··· Source records ···

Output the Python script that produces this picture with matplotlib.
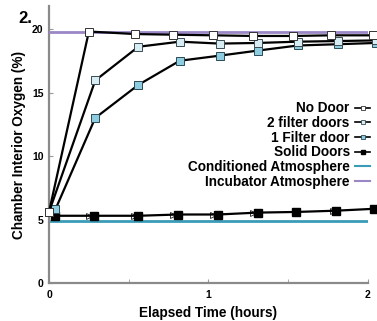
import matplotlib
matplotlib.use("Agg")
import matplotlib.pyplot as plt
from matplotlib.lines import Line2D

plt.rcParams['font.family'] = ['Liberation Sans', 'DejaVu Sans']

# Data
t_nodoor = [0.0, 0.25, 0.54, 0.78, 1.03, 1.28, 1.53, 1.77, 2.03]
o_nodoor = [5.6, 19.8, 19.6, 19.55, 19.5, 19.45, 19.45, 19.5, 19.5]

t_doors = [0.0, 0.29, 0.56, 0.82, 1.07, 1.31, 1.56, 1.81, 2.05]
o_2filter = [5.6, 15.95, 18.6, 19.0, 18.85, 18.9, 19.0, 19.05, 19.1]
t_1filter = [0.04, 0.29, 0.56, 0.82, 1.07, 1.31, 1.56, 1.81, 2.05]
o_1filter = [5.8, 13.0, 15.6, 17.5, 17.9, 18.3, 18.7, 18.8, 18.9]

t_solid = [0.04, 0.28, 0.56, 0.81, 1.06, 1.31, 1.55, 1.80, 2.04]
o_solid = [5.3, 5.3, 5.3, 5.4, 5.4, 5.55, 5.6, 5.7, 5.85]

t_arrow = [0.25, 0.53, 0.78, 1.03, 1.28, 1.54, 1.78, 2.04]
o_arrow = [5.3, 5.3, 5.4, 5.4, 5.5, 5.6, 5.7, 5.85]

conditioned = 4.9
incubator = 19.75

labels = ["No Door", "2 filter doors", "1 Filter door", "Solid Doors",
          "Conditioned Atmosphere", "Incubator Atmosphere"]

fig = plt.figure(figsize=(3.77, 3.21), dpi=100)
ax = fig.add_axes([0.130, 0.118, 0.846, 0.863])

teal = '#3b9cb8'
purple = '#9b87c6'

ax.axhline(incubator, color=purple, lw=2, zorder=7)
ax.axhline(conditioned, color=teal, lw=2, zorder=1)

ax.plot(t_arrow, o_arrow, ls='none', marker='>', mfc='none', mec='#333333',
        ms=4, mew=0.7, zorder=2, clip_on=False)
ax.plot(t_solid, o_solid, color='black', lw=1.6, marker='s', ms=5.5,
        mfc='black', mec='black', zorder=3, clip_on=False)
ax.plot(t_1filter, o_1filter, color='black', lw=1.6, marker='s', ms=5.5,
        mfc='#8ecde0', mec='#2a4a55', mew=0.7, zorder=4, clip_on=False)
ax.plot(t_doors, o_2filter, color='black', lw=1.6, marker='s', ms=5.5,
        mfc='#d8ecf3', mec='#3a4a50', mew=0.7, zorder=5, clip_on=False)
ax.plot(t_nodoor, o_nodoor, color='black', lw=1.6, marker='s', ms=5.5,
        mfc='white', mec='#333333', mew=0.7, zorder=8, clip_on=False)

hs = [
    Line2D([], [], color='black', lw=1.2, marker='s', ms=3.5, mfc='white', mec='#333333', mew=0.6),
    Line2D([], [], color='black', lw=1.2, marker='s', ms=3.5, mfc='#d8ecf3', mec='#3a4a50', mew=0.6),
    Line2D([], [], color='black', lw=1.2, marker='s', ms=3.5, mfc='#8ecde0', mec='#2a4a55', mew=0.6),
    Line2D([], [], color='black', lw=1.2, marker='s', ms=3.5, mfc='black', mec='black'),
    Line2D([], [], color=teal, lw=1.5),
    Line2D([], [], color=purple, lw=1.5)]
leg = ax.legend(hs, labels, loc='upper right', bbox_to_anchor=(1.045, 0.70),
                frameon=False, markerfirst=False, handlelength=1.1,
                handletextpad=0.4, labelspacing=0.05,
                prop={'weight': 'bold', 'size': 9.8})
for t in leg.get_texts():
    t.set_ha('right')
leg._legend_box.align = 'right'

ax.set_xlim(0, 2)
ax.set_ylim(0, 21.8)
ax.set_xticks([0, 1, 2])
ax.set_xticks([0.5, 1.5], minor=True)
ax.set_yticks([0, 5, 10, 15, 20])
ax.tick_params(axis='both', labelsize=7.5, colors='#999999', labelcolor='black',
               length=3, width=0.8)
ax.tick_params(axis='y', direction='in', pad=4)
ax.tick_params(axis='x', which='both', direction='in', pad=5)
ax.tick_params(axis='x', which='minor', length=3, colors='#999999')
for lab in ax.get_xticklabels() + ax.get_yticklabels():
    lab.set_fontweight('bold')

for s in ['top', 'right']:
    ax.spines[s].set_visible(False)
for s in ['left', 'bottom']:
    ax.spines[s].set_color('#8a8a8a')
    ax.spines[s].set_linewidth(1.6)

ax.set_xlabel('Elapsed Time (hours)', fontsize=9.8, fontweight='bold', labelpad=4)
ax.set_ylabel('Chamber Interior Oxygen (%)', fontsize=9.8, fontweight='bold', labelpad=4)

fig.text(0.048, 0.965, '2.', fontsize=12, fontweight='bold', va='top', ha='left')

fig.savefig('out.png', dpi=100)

···
··· Source records ···

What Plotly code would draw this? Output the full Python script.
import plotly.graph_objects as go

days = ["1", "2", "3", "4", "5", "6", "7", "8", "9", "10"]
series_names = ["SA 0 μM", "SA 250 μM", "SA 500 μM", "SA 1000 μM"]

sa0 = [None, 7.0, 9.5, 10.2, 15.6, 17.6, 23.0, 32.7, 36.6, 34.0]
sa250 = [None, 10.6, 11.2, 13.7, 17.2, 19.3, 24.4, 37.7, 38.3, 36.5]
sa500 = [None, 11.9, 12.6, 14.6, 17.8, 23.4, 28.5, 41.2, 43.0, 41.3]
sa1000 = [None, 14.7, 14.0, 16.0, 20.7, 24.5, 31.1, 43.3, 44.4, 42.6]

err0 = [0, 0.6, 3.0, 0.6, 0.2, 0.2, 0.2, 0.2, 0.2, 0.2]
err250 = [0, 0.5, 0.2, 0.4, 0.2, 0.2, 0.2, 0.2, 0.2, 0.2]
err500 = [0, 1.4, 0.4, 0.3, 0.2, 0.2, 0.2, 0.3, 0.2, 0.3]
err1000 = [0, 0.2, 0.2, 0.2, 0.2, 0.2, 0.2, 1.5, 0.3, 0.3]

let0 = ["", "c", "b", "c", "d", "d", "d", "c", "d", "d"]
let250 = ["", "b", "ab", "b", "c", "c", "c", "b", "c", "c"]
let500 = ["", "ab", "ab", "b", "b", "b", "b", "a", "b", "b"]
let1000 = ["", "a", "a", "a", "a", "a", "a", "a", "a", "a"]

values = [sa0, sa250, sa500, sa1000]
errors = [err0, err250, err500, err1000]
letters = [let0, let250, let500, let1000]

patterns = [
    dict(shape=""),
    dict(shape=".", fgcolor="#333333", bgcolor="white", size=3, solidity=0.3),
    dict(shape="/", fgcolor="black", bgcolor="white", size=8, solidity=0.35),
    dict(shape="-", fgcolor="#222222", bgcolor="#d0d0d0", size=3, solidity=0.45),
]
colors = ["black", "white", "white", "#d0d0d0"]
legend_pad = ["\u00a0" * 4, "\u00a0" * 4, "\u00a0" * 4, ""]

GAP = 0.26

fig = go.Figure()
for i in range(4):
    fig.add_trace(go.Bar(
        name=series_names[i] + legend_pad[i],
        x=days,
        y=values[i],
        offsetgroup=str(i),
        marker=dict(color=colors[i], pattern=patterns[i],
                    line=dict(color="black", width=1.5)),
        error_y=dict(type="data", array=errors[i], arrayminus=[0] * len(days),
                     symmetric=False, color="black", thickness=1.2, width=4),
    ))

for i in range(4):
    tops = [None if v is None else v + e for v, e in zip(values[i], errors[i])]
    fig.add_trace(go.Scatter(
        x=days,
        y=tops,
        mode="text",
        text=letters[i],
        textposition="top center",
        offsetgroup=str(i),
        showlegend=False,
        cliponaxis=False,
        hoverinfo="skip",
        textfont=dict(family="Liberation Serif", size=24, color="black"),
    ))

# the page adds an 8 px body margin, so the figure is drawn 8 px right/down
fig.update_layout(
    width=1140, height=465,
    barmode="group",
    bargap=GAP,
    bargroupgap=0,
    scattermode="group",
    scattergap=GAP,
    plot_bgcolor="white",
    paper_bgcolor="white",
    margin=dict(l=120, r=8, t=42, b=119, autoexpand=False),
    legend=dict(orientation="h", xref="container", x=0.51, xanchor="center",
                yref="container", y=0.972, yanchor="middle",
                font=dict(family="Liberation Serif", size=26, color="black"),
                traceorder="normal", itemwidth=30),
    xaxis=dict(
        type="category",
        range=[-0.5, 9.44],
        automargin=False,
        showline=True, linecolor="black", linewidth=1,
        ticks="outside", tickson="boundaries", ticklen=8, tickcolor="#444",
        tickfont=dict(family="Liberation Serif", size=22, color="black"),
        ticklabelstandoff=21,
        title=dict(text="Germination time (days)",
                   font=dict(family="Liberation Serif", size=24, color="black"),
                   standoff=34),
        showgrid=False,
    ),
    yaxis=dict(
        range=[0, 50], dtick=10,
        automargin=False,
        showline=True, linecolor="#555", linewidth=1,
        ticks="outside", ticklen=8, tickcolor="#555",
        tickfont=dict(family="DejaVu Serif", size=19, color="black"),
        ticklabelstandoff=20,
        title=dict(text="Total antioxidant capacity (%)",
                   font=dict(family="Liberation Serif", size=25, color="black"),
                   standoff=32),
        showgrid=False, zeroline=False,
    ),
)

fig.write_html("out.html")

···

# Stated problem
Pictures in the material above should be skipped; print exactly the lines from the one with "Output the Python" through the one with "19.45, 19.5, 19.5]".

# Worked answer
Output the Python script that produces this picture with matplotlib.
import matplotlib
matplotlib.use("Agg")
import matplotlib.pyplot as plt
from matplotlib.lines import Line2D

plt.rcParams['font.family'] = ['Liberation Sans', 'DejaVu Sans']

# Data
t_nodoor = [0.0, 0.25, 0.54, 0.78, 1.03, 1.28, 1.53, 1.77, 2.03]
o_nodoor = [5.6, 19.8, 19.6, 19.55, 19.5, 19.45, 19.45, 19.5, 19.5]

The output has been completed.